If project proposals are anything to go by, Tamenglong seems poised to shed its label as the state’s “most backward” district. Not only is the Tamenglong-Haflong highway in the works, the Asian Development Bank (ADB) is collaborating with the state government to make a shorter road connecting Tamenglong and Imphal. A newly commissioned railway station, Vaigaichunpao, is expected to be fully functional by next year. 

But the signed paperwork and timelines must be reconciled with Tamenglong’s harsh realities: The three all-weather roads connecting Tamenglong with other districts are all in dismal condition, beaten down by relentless monsoon rain, with repairs incomplete despite having gone on for more than two years

Along one of the routes, on National Highway 37, construction workers were allegedly abducted by underground groups and held ransom — a “rampant” occurrence that plagues the district despite a ceasefire signed with the central government. 

“All developmental works are illegally taxed and therefore the work either remains incomplete or is substandard, further giving rise to the perception of bias and non-inclusive policies of the government,” a survey by the think tank Vivekananda Foundation noted in 2017. 

The timeline for the Tamenglong-Haflong highway appears ambitious given this context. The road has already been sanctioned, with tendering underway. Four of six packages covering the road have been awarded to three construction companies, which are bound by a stringent contract: Once signed, roadwork is expected to be completed within 18 months, failing which the companies will have to pay for the construction out of their own pockets. 
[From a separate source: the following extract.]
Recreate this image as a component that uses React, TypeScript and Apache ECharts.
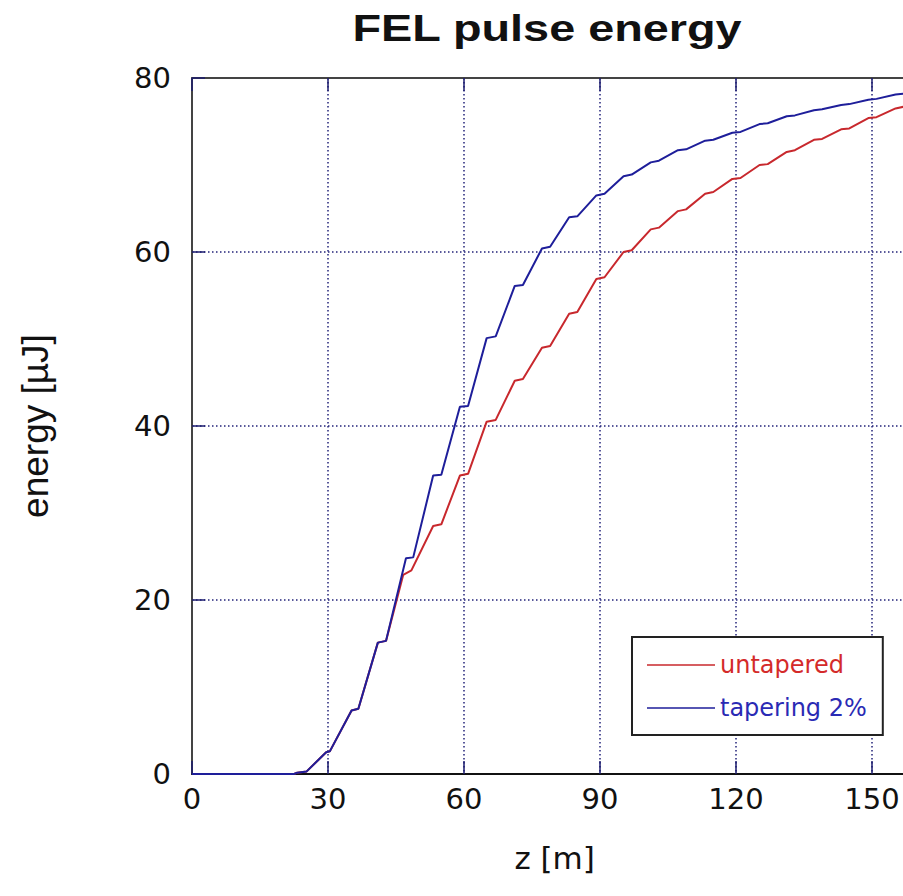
import React, { useEffect, useRef } from "react";
import * as echarts from "echarts";

// z [m] and energy [µJ] points (plateaus = drift sections)
const untaperedZ = [0, 22.5, 23.2, 25.3, 29.6, 30.4, 35.2, 36.7, 41, 42.8, 46.6, 48.4, 53.2, 55, 59.1, 60.9, 65, 67, 71.2, 73, 77.2, 79, 83.2, 85, 89.2, 91, 95.2, 97, 101.2, 103, 107.2, 109, 113.2, 115, 119.2, 121, 125.2, 127, 131.2, 133, 137.2, 139, 143.2, 145, 149.2, 151, 155.2, 157, 160];
const untaperedE = [0, 0, 0.15, 0.3, 2.5, 2.6, 7.3, 7.5, 15.1, 15.3, 22.9, 23.4, 28.5, 28.7, 34.3, 34.5, 40.5, 40.7, 45.2, 45.4, 49.0, 49.2, 52.9, 53.1, 56.9, 57.1, 60.0, 60.2, 62.6, 62.8, 64.7, 64.9, 66.7, 66.9, 68.4, 68.5, 70.0, 70.1, 71.5, 71.7, 72.9, 73.0, 74.1, 74.2, 75.4, 75.5, 76.5, 76.7, 77.1];

const taperedZ = [0, 22.5, 23.2, 25.3, 29.6, 30.4, 35.2, 36.7, 41, 42.8, 47.2, 48.8, 53.2, 55, 59.1, 60.9, 65, 67, 71.2, 73, 77.2, 79, 83.2, 85, 89.2, 91, 95.2, 97, 101.2, 103, 107.2, 109, 113.2, 115, 119.2, 121, 125.2, 127, 131.2, 133, 137.2, 139, 143.2, 145, 149.2, 151, 155.2, 157, 160];
const taperedE = [0, 0, 0.15, 0.3, 2.5, 2.6, 7.3, 7.5, 15.1, 15.3, 24.8, 24.9, 34.3, 34.4, 42.2, 42.3, 50.1, 50.3, 56.1, 56.2, 60.4, 60.6, 64.0, 64.1, 66.5, 66.7, 68.7, 68.9, 70.3, 70.5, 71.7, 71.8, 72.8, 72.9, 73.7, 73.8, 74.7, 74.8, 75.6, 75.7, 76.3, 76.4, 76.9, 77.0, 77.5, 77.6, 78.1, 78.2, 78.6];

const seriesNames = ["untapered", "tapering 2%"];
const xTicks = [0, 30, 60, 90, 120, 150];

const GRID_COLOR = "#23237a";
const TICK_COLOR = "#1c1c6e";

export default function App() {
  const ref = useRef<HTMLDivElement>(null);
  useEffect(() => {
    if (!ref.current) return;
    const chart = echarts.init(ref.current, undefined, { renderer: "svg" });
    const pts = (zs: number[], es: number[]) => zs.map((z, i) => [z, es[i]]);
    const xAxisBase = {
      type: "value" as const,
      min: 0,
      max: 160,
      interval: 30,
    };
    chart.setOption({
      animation: false,
      backgroundColor: "#ffffff",
      graphic: [
        {
          type: "text",
          x: 547,
          y: 10,
          scaleX: 1.3,
          originX: 0,
          style: {
            text: "FEL pulse energy",
            font: "bold 36px 'Liberation Sans', Arial, sans-serif",
            fill: "#111",
            align: "center",
            verticalAlign: "top",
          },
        },
      ],
      grid: {
        left: 192,
        top: 78,
        width: 725.3,
        bottom: 122,
        containLabel: false,
        outerBoundsMode: "none",
      },
      legend: {
        left: 632,
        top: 637,
        orient: "vertical",
        backgroundColor: "#ffffff",
        borderColor: "#222",
        borderWidth: 2,
        borderRadius: 0,
        padding: [14, 16, 13, 15],
        icon: "rect",
        itemWidth: 68,
        itemHeight: 1.6,
        itemGap: 15,
        textStyle: { fontFamily: "DejaVu Sans", fontSize: 24, lineHeight: 28 },
        data: [
          { name: seriesNames[0], textStyle: { color: "#d42a2a" } },
          { name: seriesNames[1], textStyle: { color: "#2a2ab4" } },
        ],
      },
      xAxis: [
        {
          ...xAxisBase,
          position: "bottom",
          name: "z [m]",
          nameLocation: "middle",
          nameGap: 68,
          nameTextStyle: { fontFamily: "DejaVu Sans", fontSize: 31, color: "#111" },
          axisLine: { show: true, lineStyle: { color: "#111", width: 2 } },
          axisTick: { show: true, inside: true, length: 13, lineStyle: { color: TICK_COLOR, width: 1.5 } },
          axisLabel: {
            margin: 10,
            fontFamily: "DejaVu Sans",
            fontSize: 29,
            color: "#111",
            showMaxLabel: false,
            formatter: (v: number) => (xTicks.includes(v) ? String(v) : ""),
          },
          splitLine: { show: true, lineStyle: { color: GRID_COLOR, width: 1.5, type: [1.5, 2.5] } },
        },
        {
          ...xAxisBase,
          position: "top",
          axisLine: { show: true, lineStyle: { color: "#444", width: 2 } },
          axisTick: { show: true, inside: true, length: 13, lineStyle: { color: TICK_COLOR, width: 1.5 } },
          axisLabel: { show: false },
          splitLine: { show: false },
        },
      ],
      yAxis: [
        {
          type: "value",
          min: 0,
          max: 80,
          interval: 20,
          name: "energy [µJ]",
          nameLocation: "middle",
          nameRotate: 90,
          nameGap: 138,
          nameTextStyle: { fontFamily: "Liberation Sans", fontSize: 37, color: "#111" },
          axisLine: { show: true, lineStyle: { color: "#444", width: 2 } },
          axisTick: { show: true, inside: true, length: 13, lineStyle: { color: TICK_COLOR, width: 1.5 } },
          axisLabel: {
            margin: 21,
            fontFamily: "DejaVu Sans",
            fontSize: 29,
            color: "#111",
            verticalAlign: "middle",
          },
          splitLine: { show: true, lineStyle: { color: GRID_COLOR, width: 1.5, type: [1.5, 2.5] } },
        },
      ],
      series: [
        {
          name: seriesNames[0],
          type: "line",
          xAxisIndex: 0,
          data: pts(untaperedZ, untaperedE),
          showSymbol: false,
          symbol: "none",
          lineStyle: { color: "#c8282d", width: 2 },
          itemStyle: { color: "#c8282d" },
          clip: true,
        },
        {
          name: seriesNames[1],
          type: "line",
          xAxisIndex: 0,
          data: pts(taperedZ, taperedE),
          showSymbol: false,
          symbol: "none",
          lineStyle: { color: "#1e1e9a", width: 2 },
          itemStyle: { color: "#1e1e9a" },
          clip: true,
        },
      ],
    });
    return () => chart.dispose();
  }, []);
  return (
    <div
      ref={ref}
      style={{ position: "fixed", left: 0, top: 0, width: 903, height: 896, background: "#fff" }}
    />
  );
}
“We are hopeful that seeing the sacrifice of the people, the underground groups will also not collect undue tax and let the roadwork happen,” Zeme, of the Tousem Students’ Organisation, said. 

A crossroads that lies along the stretch where the road will come up | Simrin Sirur | ThePrint
A crossroad that lies along the stretch where the road will come up | Simrin Sirur | ThePrint

In the meantime, it’s an anxious wait for the 10 villages that have given up their land — first for the roadwork to begin, and then for it to finish. 

“We don’t know what to expect,” said Gujirang Newmai. “We have lived without a proper road for so long, how will it transform our lives? We will see.”